箱店屋横丁大家の店番日記
飯山市福寿町に設置されている防災科学研究所の飯山強震観測施設
箱店屋横丁大家の店番日記



 東日本大震災の被災地を視察していた阿部長野知事が13日に……

宮城、福島両県知事、福島県南相馬市長と懇談し、『被災者を町や集落などのコミュニティー(地域)単位で長野県内の同一地域に受け入れると言う……信州「安らぎの逗留(とうりゅう)村」』を構想していることを明らかにした。……と信濃毎日新聞が報じ、注目を集めています。

「逗留(とうりゅう)」というのは、旅先などに一定期間とどまることですが、今回想定している逗留先(避難難所)は、長野県内のホテル、旅館・民宿などです。

 そして被災者に、地元を離れても孤立感を抱かせず、地域の絆が損なわれないようにするため、被災者の自治体の「役場の分室」を設置し、被災者の地元の行政や復興情報をリアルに伝えることも検討するとあります……
 避難先は災害救助法上の避難所と位置付け、避難住民に宿泊費などを負担させないようにすると言います。
 すでに、▲上田市・鹿教湯温泉(受け入れ可能数約500人)▲諏訪市(同約700人)▲大町市・大町温泉郷(同約600人)▲千曲市・戸倉上山田温泉(同約500人)▲北佐久郡軽井沢町(同約700人)▲北安曇郡白馬村(同約3400人)▲同郡小谷村(同約1900人)が、受け入れ可能との意思を表明していると紹介しています。
 信州『安らぎの逗留村』というネーミングも、地域ごとにまとまってということも、プライバシーを保障される宿泊施設に受け入れるということも、役場分室を設置することも、被災者の思いを大切したすばらしい発想で大賛成です。

 ただし、群馬県片品村は、地震発生から8日目の3月18日に南相馬市から1000人近い人達をすでに宿泊施設に受け入れていますので、もっと早ければなお良かったと思いますが……


 12万人に及ぶ被災者救援のための知事が先頭に立たれての行動……、県議選の結果などにとらわれず、ぜひ立場の違いを乗り超え、県民上げて取り組みたいものです。
 被災され、避難される方々が、現地に留まることを望み、遠隔地に避難することを躊躇するのは、日々変わる被害の拡大の情報、復興の情報、仮設住宅の申込み等の情報、見舞金、補償料などの情報や、申請などの実務から取り残され、孤立するのはないかという不安感が要因としてあるからだと言われています。

 たとえ、避難する先が遠隔地であろうとも、故郷である被災地の情報を知ることが出来、的確に対応することが出来れば、孤立感を感じなくてすみます。

 送り出す市町村は、OB職員などを避難先の市町村に派遣し、受け入れ市町村も職員を現地に送り、情報を現地で集め、相互に調整してインターネットを媒介に送受信すれば、遠隔地で暮らす被災者も少しは安心出来るはずです。

 受け入れ先では、保育園・学校・介護施設利用などに配慮し、被災者同志が自由に使用できる公会堂を用意したり、自治会組織育成のお手伝いや、仕事や、ボランティアなどの紹介をしたり、受け入れ市町村が共同して希望する被災者が帰省出来る循環高速バス等を定期的に運行する必要があるかも知れません。


 いずれにしても、災害発生からすでに一ヶ月を越えたにもかかわらず、いまだに12万人もの被災者が、大規模な避難所生活をされています。
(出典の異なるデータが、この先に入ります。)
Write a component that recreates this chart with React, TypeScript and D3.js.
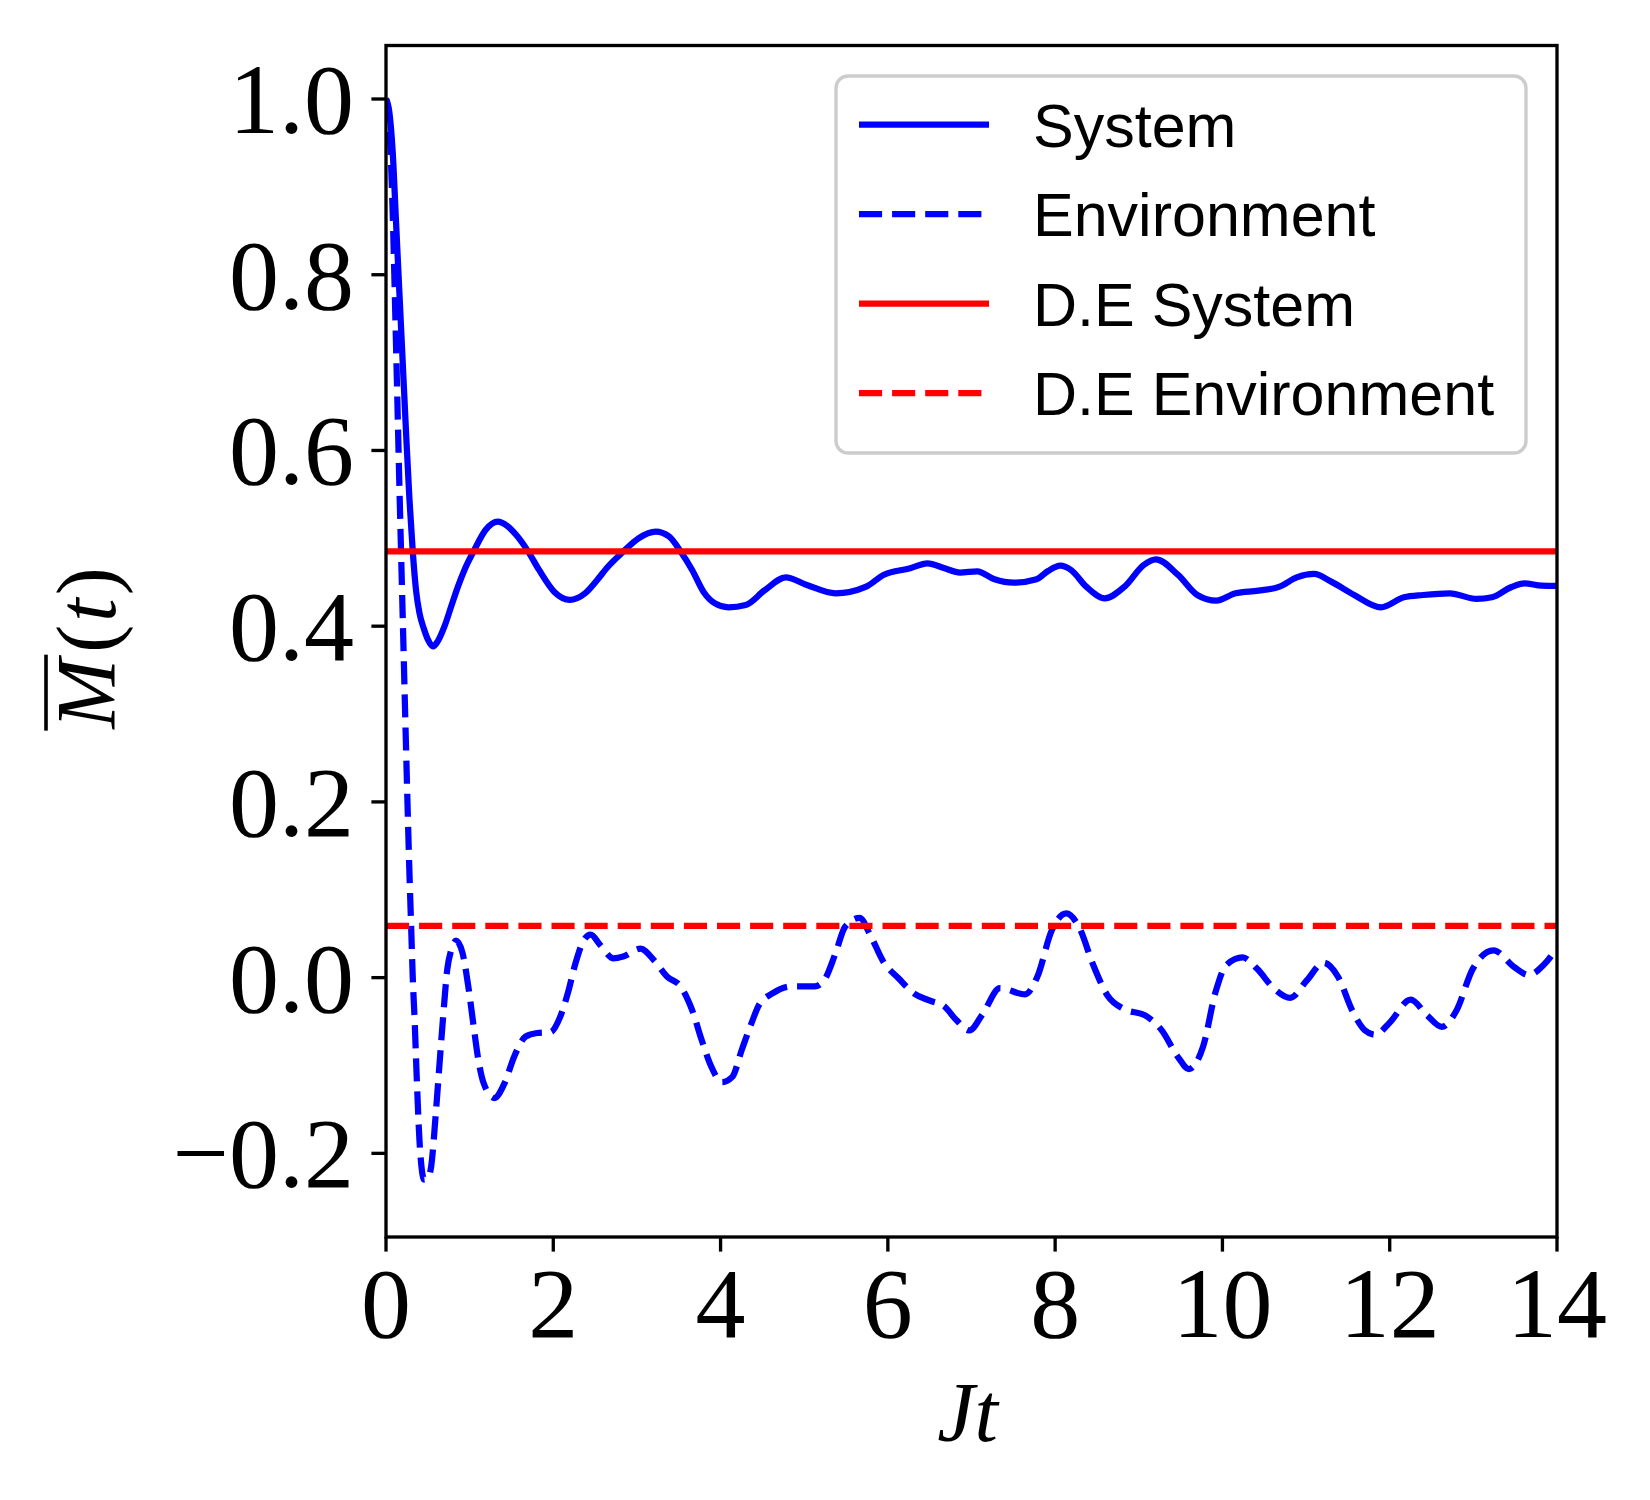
import React, { useEffect, useRef } from 'react';
import * as d3 from 'd3';

// Jt sample points, with M(t) for each curve
const systemTimes = [0, 0.04, 0.08, 0.12, 0.16, 0.2, 0.24, 0.28, 0.32, 0.36, 0.4, 0.45, 0.5, 0.563, 0.62, 0.7, 0.778, 0.86, 0.938, 1.052, 1.19, 1.336, 1.45, 1.555, 1.693, 1.83, 2.013, 2.196, 2.379, 2.52, 2.653, 2.836, 3.019, 3.225, 3.385, 3.522, 3.66, 3.797, 3.934, 4.094, 4.3, 4.529, 4.78, 5.032, 5.375, 5.741, 5.947, 6.267, 6.473, 6.679, 6.862, 7.068, 7.275, 7.503, 7.778, 7.915, 8.062, 8.19, 8.372, 8.592, 8.83, 9.059, 9.205, 9.47, 9.699, 9.928, 10.157, 10.431, 10.683, 10.889, 11.094, 11.3, 11.575, 11.895, 12.17, 12.398, 12.718, 13.039, 13.222, 13.45, 13.61, 13.816, 14.0];
const systemValues = [1.0, 0.985, 0.94, 0.86, 0.78, 0.70, 0.62, 0.545, 0.485, 0.44, 0.415, 0.398, 0.385, 0.377, 0.383, 0.40, 0.422, 0.445, 0.464, 0.486, 0.5095, 0.519, 0.514, 0.504, 0.486, 0.464, 0.439, 0.430, 0.4374, 0.452, 0.4677, 0.4848, 0.50, 0.5076, 0.502, 0.485, 0.464, 0.439, 0.426, 0.4215, 0.4241, 0.441, 0.4556, 0.4469, 0.4374, 0.445, 0.4583, 0.4659, 0.4716, 0.4659, 0.461, 0.4625, 0.4534, 0.4495, 0.4534, 0.4628, 0.4689, 0.464, 0.445, 0.4317, 0.445, 0.4697, 0.4761, 0.4583, 0.4355, 0.429, 0.4374, 0.4404, 0.445, 0.4556, 0.4594, 0.4507, 0.4355, 0.4215, 0.4329, 0.4355, 0.4374, 0.431, 0.4329, 0.4443, 0.4488, 0.4461, 0.4458];

const envTimes = [0, 0.04, 0.08, 0.12, 0.16, 0.2, 0.24, 0.28, 0.3, 0.32, 0.343, 0.366, 0.4, 0.43, 0.457, 0.5, 0.54, 0.595, 0.64, 0.686, 0.732, 0.778, 0.837, 0.915, 0.984, 1.043, 1.098, 1.167, 1.295, 1.418, 1.532, 1.67, 1.807, 1.967, 2.081, 2.173, 2.264, 2.356, 2.447, 2.562, 2.722, 2.836, 3.042, 3.202, 3.362, 3.522, 3.66, 3.774, 3.888, 4.016, 4.14, 4.254, 4.369, 4.46, 4.62, 4.849, 5.124, 5.238, 5.375, 5.489, 5.663, 5.787, 5.947, 6.13, 6.313, 6.496, 6.679, 6.816, 6.976, 7.136, 7.34, 7.64, 7.787, 7.96, 8.134, 8.283, 8.457, 8.63, 8.828, 9.076, 9.275, 9.473, 9.597, 9.77, 9.919, 10.043, 10.241, 10.415, 10.613, 10.811, 11.01, 11.208, 11.382, 11.555, 11.704, 11.828, 12.001, 12.25, 12.448, 12.621, 12.795, 12.993, 13.241, 13.489, 13.663, 13.836, 14.0];
const envValues = [1.0, 0.97, 0.87, 0.72, 0.56, 0.41, 0.26, 0.12, 0.06, 0.0, -0.05, -0.11, -0.185, -0.22, -0.23, -0.228, -0.215, -0.155, -0.098, -0.041, 0.009, 0.031, 0.042, 0.028, -0.010, -0.052, -0.09, -0.120, -0.137, -0.120, -0.09, -0.067, -0.063, -0.062, -0.045, -0.018, 0.016, 0.041, 0.049, 0.037, 0.022, 0.024, 0.033, 0.020, 0.001, -0.010, -0.037, -0.071, -0.101, -0.119, -0.113, -0.082, -0.052, -0.031, -0.018, -0.010, -0.010, -0.003, 0.028, 0.058, 0.068, 0.049, 0.018, -0.001, -0.018, -0.026, -0.033, -0.048, -0.060, -0.041, -0.012, -0.019, 0.001, 0.054, 0.073, 0.058, 0.014, -0.021, -0.036, -0.043, -0.060, -0.091, -0.104, -0.078, -0.016, 0.014, 0.023, 0.010, -0.012, -0.023, -0.003, 0.017, 0.001, -0.038, -0.060, -0.065, -0.051, -0.025, -0.043, -0.056, -0.038, 0.010, 0.031, 0.012, 0.003, 0.014, 0.034];

// diagonal-ensemble plateaus
const deSystem = 0.485;
const deEnvironment = 0.059;

const xTicks = [0, 2, 4, 6, 8, 10, 12, 14];
const yTicks = [-0.2, 0.0, 0.2, 0.4, 0.6, 0.8, 1.0];

const legendLabels = ['System', 'Environment', 'D.E System', 'D.E Environment'];

const App = () => {
  const svgRef = useRef(null);

  useEffect(() => {
    if (!svgRef.current) return;
    const svg = d3.select(svgRef.current);
    svg.selectAll('*').remove();

    const left = 386, right = 1557, top = 45.5, bottom = 1237;
    const lw = 6.25;        // 1.5pt at 300 dpi
    const axisW = 3.33;     // 0.8pt
    const tickLen = 14.6;
    const dash = '23.1,10';
    const serif = '"Liberation Serif", "DejaVu Serif", serif';
    const sans = '"Liberation Sans", Arial, sans-serif';

    const x = d3.scaleLinear().domain([0, 14]).range([left, right]);
    const y = d3.scaleLinear().domain([-0.2952, 1.0609]).range([bottom, top]);

    svg.append('rect').attr('width', 1650).attr('height', 1500).attr('fill', 'white');

    svg.append('defs').append('clipPath').attr('id', 'plot-clip')
      .append('rect')
      .attr('x', left).attr('y', top)
      .attr('width', right - left).attr('height', bottom - top);

    const plot = svg.append('g').attr('clip-path', 'url(#plot-clip)');

    const line = d3.line()
      .x(d => x(d[0]))
      .y(d => y(d[1]))
      .curve(d3.curveMonotoneX);

    const systemData = systemTimes.map((t, i) => [t, systemValues[i]]);
    const envData = envTimes.map((t, i) => [t, envValues[i]]);

    plot.append('path')
      .attr('d', line(systemData))
      .attr('fill', 'none')
      .attr('stroke', '#0000ff')
      .attr('stroke-width', lw)
      .attr('stroke-linejoin', 'round');

    plot.append('path')
      .attr('d', line(envData))
      .attr('fill', 'none')
      .attr('stroke', '#0000ff')
      .attr('stroke-width', lw)
      .attr('stroke-dasharray', dash);

    plot.append('line')
      .attr('x1', x(0)).attr('x2', x(14))
      .attr('y1', y(deSystem)).attr('y2', y(deSystem))
      .attr('stroke', '#ff0000')
      .attr('stroke-width', lw);

    plot.append('line')
      .attr('x1', x(0)).attr('x2', x(14))
      .attr('y1', y(deEnvironment)).attr('y2', y(deEnvironment))
      .attr('stroke', '#ff0000')
      .attr('stroke-width', lw)
      .attr('stroke-dasharray', dash);

    // axes frame
    svg.append('rect')
      .attr('x', left).attr('y', top)
      .attr('width', right - left).attr('height', bottom - top)
      .attr('fill', 'none')
      .attr('stroke', 'black')
      .attr('stroke-width', axisW)
      .attr('stroke-linecap', 'square');

    // x ticks
    const xAxis = svg.append('g');
    xTicks.forEach(t => {
      xAxis.append('line')
        .attr('x1', x(t)).attr('x2', x(t))
        .attr('y1', bottom).attr('y2', bottom + tickLen)
        .attr('stroke', 'black').attr('stroke-width', axisW);
      xAxis.append('text')
        .attr('x', x(t))
        .attr('y', 1337)
        .attr('text-anchor', 'middle')
        .style('font-family', serif)
        .style('font-size', '100px')
        .text(String(t));
    });

    // y ticks
    const yAxis = svg.append('g');
    const fmt = (v: number) => {
      const s = Math.abs(v).toFixed(1);
      return v < -1e-9 ? '\u2212' + s : s;
    };
    yTicks.forEach(v => {
      yAxis.append('line')
        .attr('x1', left - tickLen).attr('x2', left)
        .attr('y1', y(v)).attr('y2', y(v))
        .attr('stroke', 'black').attr('stroke-width', axisW);
      yAxis.append('text')
        .attr('x', 354)
        .attr('y', y(v) + 34)
        .attr('text-anchor', 'end')
        .style('font-family', serif)
        .style('font-size', '100px')
        .text(fmt(v));
    });

    // x label: Jt
    svg.append('text')
      .attr('x', (left + right) / 2 - 4)
      .attr('y', 1441)
      .attr('text-anchor', 'middle')
      .style('font-family', serif)
      .style('font-size', '84px')
      .style('font-style', 'italic')
      .text('Jt');

    // y label: overline M (t), rotated
    const yl = svg.append('g').attr('transform', 'translate(115,648) rotate(-90)');
    const mText = yl.append('text')
      .attr('x', 0).attr('y', 0)
      .style('font-family', serif)
      .style('font-size', '84px')
      .style('font-style', 'italic')
      .text('M');
    const rest = yl.append('text')
      .attr('x', 0).attr('y', 0)
      .style('font-family', serif)
      .style('font-size', '84px');
    rest.append('tspan').text('(');
    rest.append('tspan').style('font-style', 'italic').attr('dx', 3).text('t');
    rest.append('tspan').attr('dx', 3).text(')');
    const mW = (mText.node() as SVGTextElement).getComputedTextLength();
    const rW = (rest.node() as SVGTextElement).getComputedTextLength() + 6;
    const gap = 6;
    const total = mW + gap + rW;
    mText.attr('x', -total / 2);
    rest.attr('x', -total / 2 + mW + gap);
    yl.append('line')
      .attr('x1', -total / 2 - 2).attr('x2', -total / 2 + mW + 4)
      .attr('y1', -69).attr('y2', -69)
      .attr('stroke', 'black')
      .attr('stroke-width', 3.6);

    // legend
    const lg = svg.append('g');
    lg.append('rect')
      .attr('x', 836).attr('y', 76)
      .attr('width', 1526 - 836).attr('height', 453 - 76)
      .attr('rx', 12).attr('ry', 12)
      .attr('fill', 'white').attr('fill-opacity', 0.8)
      .attr('stroke', '#cccccc')
      .attr('stroke-width', axisW);

    const legendStyles = [
      { color: '#0000ff', dashed: false },
      { color: '#0000ff', dashed: true },
      { color: '#ff0000', dashed: false },
      { color: '#ff0000', dashed: true }
    ];
    legendLabels.forEach((label, i) => {
      const cy = 124.5 + i * 89.5;
      const h = lg.append('line')
        .attr('x1', 859).attr('x2', 989)
        .attr('y1', cy).attr('y2', cy)
        .attr('stroke', legendStyles[i].color)
        .attr('stroke-width', lw);
      if (legendStyles[i].dashed) h.attr('stroke-dasharray', dash);
      lg.append('text')
        .attr('x', 1033)
        .attr('y', cy + 22)
        .style('font-family', sans)
        .style('font-size', '61px')
        .text(label);
    });
  }, []);

  return (
    <svg
      ref={svgRef}
      width={1650}
      height={1500}
      style={{ position: 'absolute', left: 0, top: 0, display: 'block' }}
    />
  );
};

export default App;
この現状を一日も早く解消すべきだと思います。
 そして、避難した場所が、プライバシーが保証され、トイレや風呂などに不自由のないところでなければならないと思います。

 本来ならば、大規模避難所での生活は、1~2週間で解消されるべきですから。


 ホテル、旅館、民宿などの皆さんに協力して頂き、観光庁の(全旅連)の制度等も活用し(一泊3食付き5000円を国が負担する事業)、地域のボランティアが、被災地まで行かずに被災者の支援ができる「逗留村」が実現できることを願い、横丁大家の地元飯山でも実現出来ることを期待しています。 


参考

災害救助法における費用の種類及び限度額等
1 避難所設置のため支出できる費用は、避難所の設置、維持及び管理のための賃金職員
等雇上費、消耗器材費、建物の使用謝金、器物の使用謝金、借上費又は購入費、光熱水費
及び仮設便所等の設置費とし1人1日当たり300円とする。
2 炊き出しその他による食品の給与を実施するため支出できる費用は、主食、副食及び燃料等の経費として1人1日当たり1010円以内とする。
3 避難所を開設できる期間は、災害発生の日から7日以内とする。
炊き出しその他による食品の給与を実施できる期間は、災害発生の日から7日以内とする。ただし、被災者が一時縁故地等へ避難する場合においては、この期間内に3日分以内を現物により支給する。